Così i secessionismi europei fanno il gioco di Bruxelles
Se prima, a partire dalla Rivoluzione Francese, le centrali del potere erano a favore – in chiave anti-clericale e anti-imperiale – dei nazionalismi in Europa, oggi queste mirano alla distruzione della sovranità degli Stati per forgiare il “villaggio capitalistico globale”. Di conseguenza sorge questa domanda: per combattere l’ordine precostituito non diventa dunque necessario sostenere il concetto di “nazione” in quanto parametro filosofico-culturale di riferimento che non è l’unico possibile ma risulta quello strategicamente più pertinente?
Oggi i Veneti, domani i Triestini, i Lombardi, i Friulani, e poi ancora i Calabresi, i Siciliani, i Sardi. L’Italia rischia di implodere per due motivi: da una parte esiste una protesta legittima su scala locale contro uno Stato parassitario, burocratico, esattore, privato, dall’altra invece sussiste una legislazione che garantisce ad alcune regioni (Friuli Venezia Giulia, Sardegna, Sicilia, Trentino Alto Adige e Valle d’Aosta), un’autonomia speciale mentre quelle ordinarie sono relativamente svincolate da un sistema che converge più verso il federalismo che al giacobinismo alla francese. La “balcanizzazione” dell’Italia è però solo il riflesso di quello che sta accadendo nel resto dell’Europa. Questo processo secessionistico è iniziato con la disintegrazione della Yugoslavia nel 1991 e rischia di diventare irreversibile per tutte le nazioni europee che possiedono all’interno movimenti e partiti indipendentisti o legislazioni flessibili. Si pensi alle rivendicazioni autonomiste in Spagna (baschi, catalani, ecc.), in Belgio (fiamminghi e valloni), in Francia (Corsica, Alsazia), o ancora al diritto dei “land” (potere esecutivo e legislativo) in Germania.
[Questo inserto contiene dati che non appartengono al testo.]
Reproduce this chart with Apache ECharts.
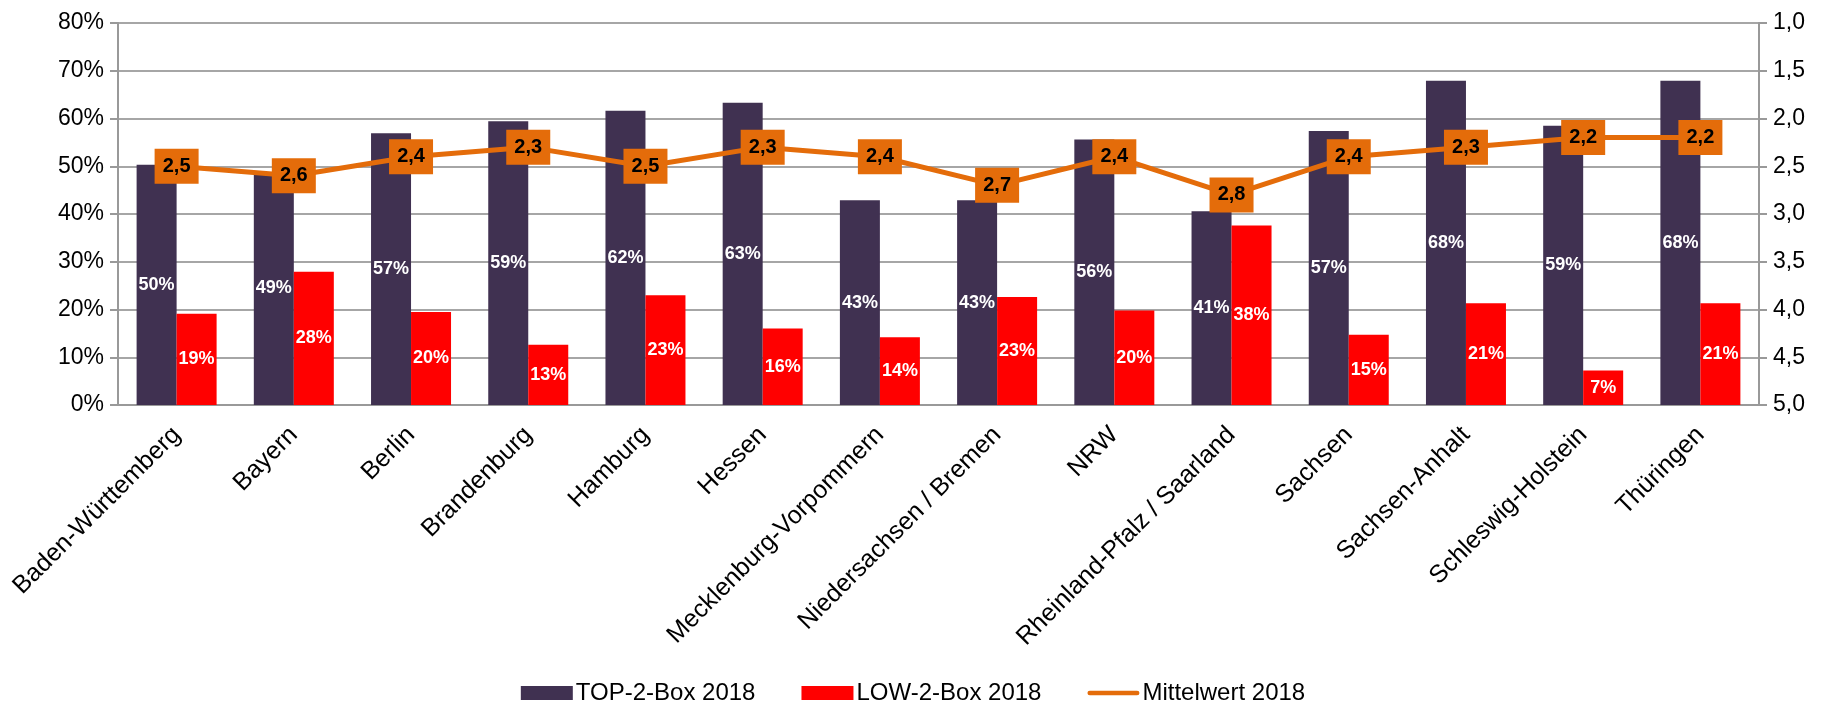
<!DOCTYPE html>
<html>
<head>
<meta charset="utf-8">
<script src="https://cdn.jsdelivr.net/npm/echarts@6/dist/echarts.min.js"></script>
<style>
  html, body { margin: 0; padding: 0; background: #fff; }
  #chart { width: 1826px; height: 714px; }
</style>
</head>
<body>
<div id="chart"></div>
<script>
// Bundesländer
const laender = ['Baden-Württemberg', 'Bayern', 'Berlin', 'Brandenburg', 'Hamburg', 'Hessen',
  'Mecklenburg-Vorpommern', 'Niedersachsen / Bremen', 'NRW', 'Rheinland-Pfalz / Saarland',
  'Sachsen', 'Sachsen-Anhalt', 'Schleswig-Holstein', 'Thüringen'];

// Werte in %
const top2Box = [50.3, 48.8, 56.9, 59.4, 61.6, 63.3, 42.9, 42.9, 55.6, 40.6, 57.4, 67.9, 58.5, 67.9];
const low2Box = [19.1, 27.9, 19.5, 12.6, 23.0, 16.0, 14.2, 22.6, 19.8, 37.6, 14.7, 21.3, 7.2, 21.3];
// Mittelwert (Notenskala, rechte Achse)
const mittelwert = [2.5, 2.6, 2.4, 2.3, 2.5, 2.3, 2.4, 2.7, 2.4, 2.8, 2.4, 2.3, 2.2, 2.2];

const FONT = "'Liberation Sans', Arial, sans-serif";
const komma = (v) => v.toFixed(1).replace('.', ',');

const chart = echarts.init(document.getElementById('chart'));

chart.setOption({
  animation: false,
  textStyle: { fontFamily: FONT },
  grid: { left: 118, right: 67, top: 23, bottom: 309 },
  legend: {
    bottom: 4,
    left: 'center',
    itemWidth: 52,
    itemHeight: 14,
    itemGap: 46,
    textStyle: { fontSize: 24, color: '#000', fontFamily: FONT, padding: [0, 0, 0, -2] },
    data: [
      { name: 'TOP-2-Box 2018', icon: 'rect' },
      { name: 'LOW-2-Box 2018', icon: 'rect' },
      { name: 'Mittelwert 2018', icon: 'path://M2,0 L53,0 A2.5,2.5 0 0 1 53,5 L2,5 A2.5,2.5 0 0 1 2,0 Z' }
    ]
  },
  xAxis: {
    type: 'category',
    data: laender,
    axisLine: { lineStyle: { color: '#999', width: 2 } },
    axisTick: { length: 8, lineStyle: { color: '#999', width: 2 } },
    axisLabel: { rotate: 45, fontSize: 25, color: '#000', margin: 26, interval: 0 }
  },
  yAxis: [
    {
      type: 'value', min: 0, max: 80, interval: 10,
      axisLine: { show: true, lineStyle: { color: '#999', width: 2 } },
      axisTick: { show: true, length: 8, lineStyle: { color: '#999', width: 2 } },
      axisLabel: { formatter: '{value}%', fontSize: 23, color: '#000', margin: 14 },
      splitLine: { lineStyle: { color: '#a6a6a6', width: 2 } }
    },
    {
      type: 'value', min: 1, max: 5, interval: 0.5, inverse: true,
      axisLine: { show: true, lineStyle: { color: '#999', width: 2 } },
      axisTick: { show: true, length: 8, lineStyle: { color: '#999', width: 2 } },
      axisLabel: { formatter: komma, fontSize: 23, color: '#000', margin: 14 },
      splitLine: { show: false }
    }
  ],
  series: [
    {
      name: 'TOP-2-Box 2018',
      type: 'bar',
      data: top2Box,
      barWidth: 40,
      barGap: '0%',
      itemStyle: { color: '#403151' },
      label: {
        show: true, position: 'inside', color: '#fff', fontWeight: 'bold', fontSize: 18,
        formatter: (p) => Math.round(p.value) + '%'
      }
    },
    {
      name: 'LOW-2-Box 2018',
      type: 'bar',
      data: low2Box,
      barWidth: 40,
      itemStyle: { color: '#ff0000' },
      label: {
        show: true, position: 'inside', color: '#fff', fontWeight: 'bold', fontSize: 18,
        formatter: (p) => Math.round(p.value) + '%'
      }
    },
    {
      name: 'Mittelwert 2018',
      type: 'line',
      yAxisIndex: 1,
      data: mittelwert,
      symbol: 'rect',
      symbolSize: [44, 35],
      itemStyle: { color: '#e46c0a' },
      lineStyle: { color: '#e46c0a', width: 5 },
      label: {
        show: true, position: 'inside', color: '#000', fontWeight: 'bold', fontSize: 20,
        formatter: (p) => komma(p.value)
      },
      z: 5
    }
  ]
});
</script>
</body>
</html>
In realtà questi progetti, seppur idealmente identitari e autonomisti, non fanno altro che rinsaldare l’Unione Europea che a suo modo vede di buon occhio l’abolizione di ogni potere statale. Bruxelles infatti già promuove questa logica implosiva: da un lato ci sono i fondi strutturali (che non passano più nelle mani dei governi nazionali per poi essere ridistribuiti, ma si protraggano direttamente verso le regioni che li gestiscono a loro uso e consumo) dall’altro esistono alcune istituzioni riconosciute dal Trattato di Lisbona che hanno come obiettivo di mutare le frontiere attraverso una cooperazione locale e transfrontaliera (Alpen Adria, Assembly European Region, Consiglio dei Comuni e delle Regioni d’Europa). Le piccole patrie europee (dalla Repubblica di Venezia fino al Paese Basco passando per la Corsica e la Catalogna) hanno una storia millenaria, una forte identità e legittimamente custodiscono con gelosia la propria storia, ma è ancor più vero che questo ruolo di salvaguardia – ai tempi dell’ideologia europeista – deve perpetuarsi nel quadro nazionale. Secessione non fa sempre rima con sovranità. Niccolò Machiavelli affermava categoricamente che “uno Stato è libero e sovrano quando ha l’egemonia sulle armi e la moneta”. A cosa servirebbe invero conquistare l’indipendenza se poi l’economia gira intorno all’Euro e l’esercito viene subordinato al Comando militare della Nato?